A total of 700 Independent Domestic Violence and Sexual Violence Advocate roles will also be funded, with additional cash being given for 300 roles – which will refer and support victims and survivors – later this year.

Ms Patel said: “Domestic abuse is a devastating crime that ruins lives and tackling it is an important part of this Government’s Beating Crime Plan. For far too long the focus has been on what the victim might have done differently, rather than on the behaviour of the perpetrators themselves.

“This must now change. My Domestic Abuse Plan focuses on taking the onus off victims and making it easier for them to access the help and support they need, while taking tough action against perpetrators.”

Charities welcomed the publication of the Domestic Abuse Plan, but called for the Home Secretary to go further.

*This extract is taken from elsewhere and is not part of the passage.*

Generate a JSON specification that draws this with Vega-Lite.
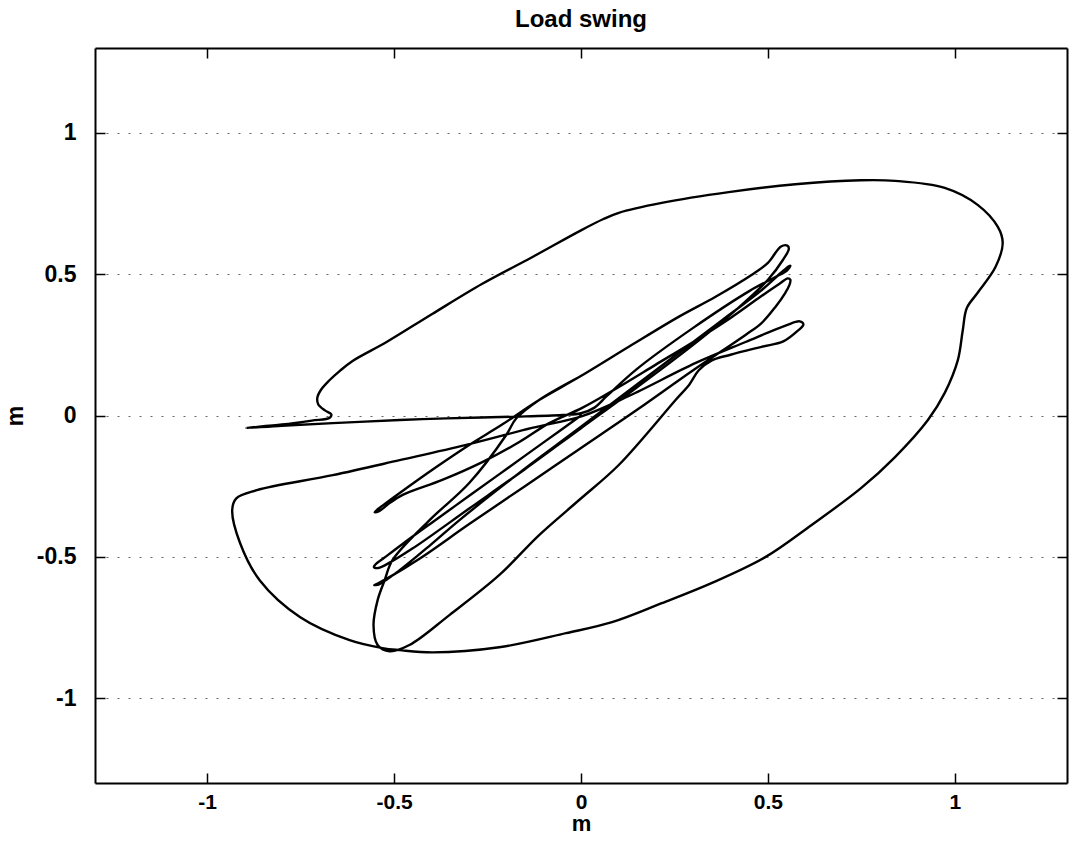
{
  "$schema": "https://vega.github.io/schema/vega-lite/v6.json",
  "autosize": {"type": "none"},
  "padding": {"left": 95, "top": 48, "right": 3, "bottom": 61},
  "width": 972,
  "height": 735,
  "background": "white",
  "config": {"view": {"stroke": null}},
  "title": {"text": "Load swing", "font": "Liberation Sans", "fontSize": 24, "fontWeight": "bold", "color": "black", "offset": 15, "anchor": "middle"},
  "data": {"values": [
    {"i":0,"x":0.0,"y":0.0},{"i":1,"x":-0.1,"y":-0.095},{"i":2,"x":-0.2,"y":-0.19},{"i":3,"x":-0.3,"y":-0.285},{"i":4,"x":-0.4,"y":-0.38},{"i":5,"x":-0.48,"y":-0.457},{"i":6,"x":-0.53,"y":-0.507},{"i":7,"x":-0.55,"y":-0.527},{"i":8,"x":-0.554,"y":-0.536},{"i":9,"x":-0.545,"y":-0.54},{"i":10,"x":-0.525,"y":-0.53},
    {"i":11,"x":-0.45,"y":-0.47},{"i":12,"x":-0.3,"y":-0.33},{"i":13,"x":-0.15,"y":-0.19},{"i":14,"x":0.0,"y":-0.045},{"i":15,"x":0.15,"y":0.1},{"i":16,"x":0.3,"y":0.25},{"i":17,"x":0.42,"y":0.38},{"i":18,"x":0.5,"y":0.48},{"i":19,"x":0.54,"y":0.55},{"i":20,"x":0.556,"y":0.59},{"i":21,"x":0.552,"y":0.601},{"i":22,"x":0.535,"y":0.598},
    {"i":23,"x":0.5,"y":0.54},{"i":24,"x":0.456,"y":0.497},{"i":25,"x":0.36,"y":0.42},{"i":26,"x":0.261,"y":0.349},{"i":27,"x":0.13,"y":0.245},{"i":28,"x":-0.005,"y":0.136},{"i":29,"x":-0.112,"y":0.055},{"i":30,"x":-0.211,"y":-0.032},{"i":31,"x":-0.299,"y":-0.104},{"i":32,"x":-0.387,"y":-0.182},{"i":33,"x":-0.485,"y":-0.274},{"i":34,"x":-0.53,"y":-0.318},{"i":35,"x":-0.552,"y":-0.342},{"i":36,"x":-0.54,"y":-0.338},
    {"i":37,"x":-0.512,"y":-0.31},{"i":38,"x":-0.477,"y":-0.281},{"i":39,"x":-0.371,"y":-0.228},{"i":40,"x":-0.264,"y":-0.165},{"i":41,"x":-0.165,"y":-0.094},{"i":42,"x":-0.085,"y":-0.027},{"i":43,"x":0.003,"y":0.027},{"i":44,"x":0.1,"y":0.1},{"i":45,"x":0.2,"y":0.18},{"i":46,"x":0.3,"y":0.26},{"i":47,"x":0.4,"y":0.345},{"i":48,"x":0.48,"y":0.42},{"i":49,"x":0.53,"y":0.465},{"i":50,"x":0.553,"y":0.485},{"i":51,"x":0.56,"y":0.48},
    {"i":52,"x":0.557,"y":0.46},{"i":53,"x":0.547,"y":0.435},{"i":54,"x":0.52,"y":0.384},{"i":55,"x":0.483,"y":0.327},{"i":56,"x":0.44,"y":0.285},{"i":57,"x":0.3,"y":0.16},{"i":58,"x":0.15,"y":0.02},{"i":59,"x":0.0,"y":-0.115},{"i":60,"x":-0.15,"y":-0.25},{"i":61,"x":-0.3,"y":-0.385},{"i":62,"x":-0.43,"y":-0.505},{"i":63,"x":-0.51,"y":-0.57},{"i":64,"x":-0.545,"y":-0.595},{"i":65,"x":-0.553,"y":-0.6},{"i":66,"x":-0.54,"y":-0.597},
    {"i":67,"x":-0.485,"y":-0.547},{"i":68,"x":-0.4,"y":-0.455},{"i":69,"x":-0.325,"y":-0.37},{"i":70,"x":-0.165,"y":-0.203},{"i":71,"x":0.0,"y":-0.04},{"i":72,"x":0.2,"y":0.16},{"i":73,"x":0.38,"y":0.34},{"i":74,"x":0.48,"y":0.44},{"i":75,"x":0.535,"y":0.505},{"i":76,"x":0.556,"y":0.528},{"i":77,"x":0.56,"y":0.53},
    {"i":78,"x":0.55,"y":0.512},{"i":79,"x":0.52,"y":0.49},{"i":80,"x":0.45,"y":0.44},{"i":81,"x":0.3,"y":0.31},{"i":82,"x":0.15,"y":0.165},{"i":83,"x":0.07,"y":0.07},{"i":84,"x":0.035,"y":0.027},{"i":85,"x":0.0,"y":0.008},{"i":86,"x":-0.05,"y":0.002},{"i":87,"x":-0.173,"y":-0.004},{"i":88,"x":-0.36,"y":-0.01},{"i":89,"x":-0.485,"y":-0.016},{"i":90,"x":-0.664,"y":-0.027},{"i":91,"x":-0.8,"y":-0.036},{"i":92,"x":-0.896,"y":-0.044},
    {"i":93,"x":-0.8,"y":-0.032},{"i":94,"x":-0.72,"y":-0.018},{"i":95,"x":-0.672,"y":-0.008},{"i":96,"x":-0.668,"y":0.004},{"i":97,"x":-0.685,"y":0.018},{"i":98,"x":-0.703,"y":0.04},{"i":99,"x":-0.705,"y":0.065},{"i":100,"x":-0.695,"y":0.092},{"i":101,"x":-0.675,"y":0.122},{"i":102,"x":-0.645,"y":0.158},{"i":103,"x":-0.611,"y":0.193},{"i":104,"x":-0.52,"y":0.26},{"i":105,"x":-0.397,"y":0.36},{"i":106,"x":-0.264,"y":0.466},{"i":107,"x":-0.131,"y":0.56},{"i":108,"x":0.0,"y":0.655},{"i":109,"x":0.06,"y":0.695},{"i":110,"x":0.101,"y":0.717},{"i":111,"x":0.216,"y":0.752},{"i":112,"x":0.395,"y":0.79},{"i":113,"x":0.573,"y":0.818},{"i":114,"x":0.749,"y":0.832},{"i":115,"x":0.84,"y":0.83},{"i":116,"x":0.973,"y":0.805},{"i":117,"x":1.061,"y":0.745},{"i":118,"x":1.115,"y":0.667},{"i":119,"x":1.128,"y":0.611},{"i":120,"x":1.109,"y":0.526},{"i":121,"x":1.061,"y":0.434},{"i":122,"x":1.032,"y":0.38},{"i":123,"x":1.021,"y":0.3},{"i":124,"x":1.008,"y":0.196},{"i":125,"x":0.973,"y":0.08},{"i":126,"x":0.928,"y":-0.016},{"i":127,"x":0.84,"y":-0.147},{"i":128,"x":0.749,"y":-0.257},{"i":129,"x":0.616,"y":-0.388},{"i":130,"x":0.493,"y":-0.501},{"i":131,"x":0.349,"y":-0.593},{"i":132,"x":0.216,"y":-0.664},{"i":133,"x":0.083,"y":-0.731},{"i":134,"x":-0.04,"y":-0.77},{"i":135,"x":-0.219,"y":-0.82},{"i":136,"x":-0.397,"y":-0.838},{"i":137,"x":-0.485,"y":-0.83},{"i":138,"x":-0.531,"y":-0.823},{"i":139,"x":-0.619,"y":-0.795},{"i":140,"x":-0.752,"y":-0.713},{"i":141,"x":-0.859,"y":-0.584},{"i":142,"x":-0.912,"y":-0.451},{"i":143,"x":-0.933,"y":-0.335},{"i":144,"x":-0.922,"y":-0.293},{"i":145,"x":-0.867,"y":-0.264},
    {"i":146,"x":-0.664,"y":-0.211},{"i":147,"x":-0.485,"y":-0.158},{"i":148,"x":-0.307,"y":-0.104},{"i":149,"x":-0.131,"y":-0.044},{"i":150,"x":0.003,"y":-0.002},{"i":151,"x":0.128,"y":0.069},{"i":152,"x":0.307,"y":0.186},{"i":153,"x":0.44,"y":0.26},{"i":154,"x":0.547,"y":0.318},{"i":155,"x":0.585,"y":0.333},{"i":156,"x":0.595,"y":0.322},{"i":157,"x":0.58,"y":0.3},{"i":158,"x":0.541,"y":0.262},{"i":159,"x":0.483,"y":0.243},{"i":160,"x":0.4,"y":0.215},{"i":161,"x":0.35,"y":0.195},{"i":162,"x":0.315,"y":0.16},{"i":163,"x":0.29,"y":0.11},{"i":164,"x":0.253,"y":0.055},{"i":165,"x":0.101,"y":-0.175},{"i":166,"x":-0.005,"y":-0.299},{"i":167,"x":-0.112,"y":-0.423},{"i":168,"x":-0.219,"y":-0.565},{"i":169,"x":-0.352,"y":-0.706},{"i":170,"x":-0.459,"y":-0.812},{"i":171,"x":-0.512,"y":-0.834},{"i":172,"x":-0.544,"y":-0.812},{"i":173,"x":-0.555,"y":-0.742},{"i":174,"x":-0.544,"y":-0.653},{"i":175,"x":-0.525,"y":-0.582},{"i":176,"x":-0.504,"y":-0.511},{"i":177,"x":-0.405,"y":-0.37},{"i":178,"x":-0.299,"y":-0.239},{"i":179,"x":-0.2,"y":-0.069},{"i":180,"x":-0.173,"y":-0.01},{"i":181,"x":-0.112,"y":0.055},{"i":182,"x":-0.005,"y":0.136}
  ]},
  "layer": [
    {
      "mark": {"type": "line", "color": "black", "strokeWidth": 2.4, "interpolate": "catmull-rom", "strokeJoin": "round", "strokeCap": "round", "clip": true},
      "encoding": {
        "x": {"field": "x", "type": "quantitative", "scale": {"domain": [-1.3, 1.3], "nice": false, "zero": false},
          "axis": {"orient": "bottom", "values": [-1, -0.5, 0, 0.5, 1], "labelExpr": "'' + datum.value", "tickSize": -10, "tickWidth": 1.5, "tickColor": "black", "domainColor": "black", "domainWidth": 2, "labelFont": "Liberation Sans", "labelFontSize": 21, "labelFontWeight": "bold", "labelColor": "black", "labelPadding": 18, "title": "m", "titleFont": "Liberation Sans", "titleFontSize": 22, "titleFontWeight": "bold", "titleColor": "black", "titlePadding": 1, "grid": false}},
        "y": {"field": "y", "type": "quantitative", "scale": {"domain": [-1.3, 1.3], "nice": false, "zero": false},
          "axis": {"orient": "left", "values": [-1, -0.5, 0, 0.5, 1], "labelExpr": "'' + datum.value", "tickSize": -10, "tickWidth": 1.5, "tickColor": "black", "domainColor": "black", "domainWidth": 2, "labelFont": "Liberation Sans", "labelFontSize": 23, "labelFontWeight": "bold", "labelColor": "black", "labelPadding": 29, "title": "m", "titleFont": "Liberation Sans", "titleFontSize": 23, "titleFontWeight": "bold", "titleColor": "black", "titlePadding": 9, "grid": true, "gridColor": "#666666", "gridDash": [2, 9], "gridWidth": 1}},
        "order": {"field": "i", "type": "quantitative"}
      }
    },
    {
      "mark": {"type": "line", "opacity": 0},
      "encoding": {
        "x": {"field": "x", "type": "quantitative", "axis": {"orient": "top", "values": [-1, -0.5, 0, 0.5, 1], "labels": false, "title": null, "tickSize": -10, "tickWidth": 1.5, "tickColor": "black", "domainColor": "black", "domainWidth": 2, "grid": false}},
        "y": {"field": "y", "type": "quantitative", "axis": {"orient": "right", "values": [-1, -0.5, 0, 0.5, 1], "labels": false, "title": null, "tickSize": -10, "tickWidth": 1.5, "tickColor": "black", "domainColor": "black", "domainWidth": 2, "grid": false}},
        "order": {"field": "i", "type": "quantitative"}
      }
    }
  ],
  "resolve": {"axis": {"x": "independent", "y": "independent"}}
}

An NSPCC spokesperson said: “The NSPCC has long highlighted that children experience domestic abuse and can also be victims. In 2020 the Government amended its landmark Domestic Abuse Act to recognise this.

“We welcome the publication of the Domestic Abuse Plan, but believe this needs to go further in supporting the complex needs of child victims.

“It is essential that a proportion of the funding set aside for community-based services and support for young victims is used to train specialist practitioners to work with children. Domestic abuse can have a devastating impact on children and derail their lives, but with access to support services in the community they can recover.”

NSPCC report
The NSPCC said more needs to be done to help children (Jon Challicom/NSPCC/PA)

Refuge chief executive Ruth Davison said: “Refuge welcomes the publication of the new Domestic Abuse Plan and is pleased to see the Government looking at how it can build on the Domestic Abuse Act 2021 to improve the response to domestic abuse across the country, including by increasing funding to specialist services.

“While the plan offers welcome steps forward, and provides cause for optimism, some of the announcements appear to reflect existing policies and unfortunately don’t offer anything new.

“We hope the Government will use this plan as the start of an ongoing conversation with the sector about how to ensure women and girls are able to access the protection they need and deserve.”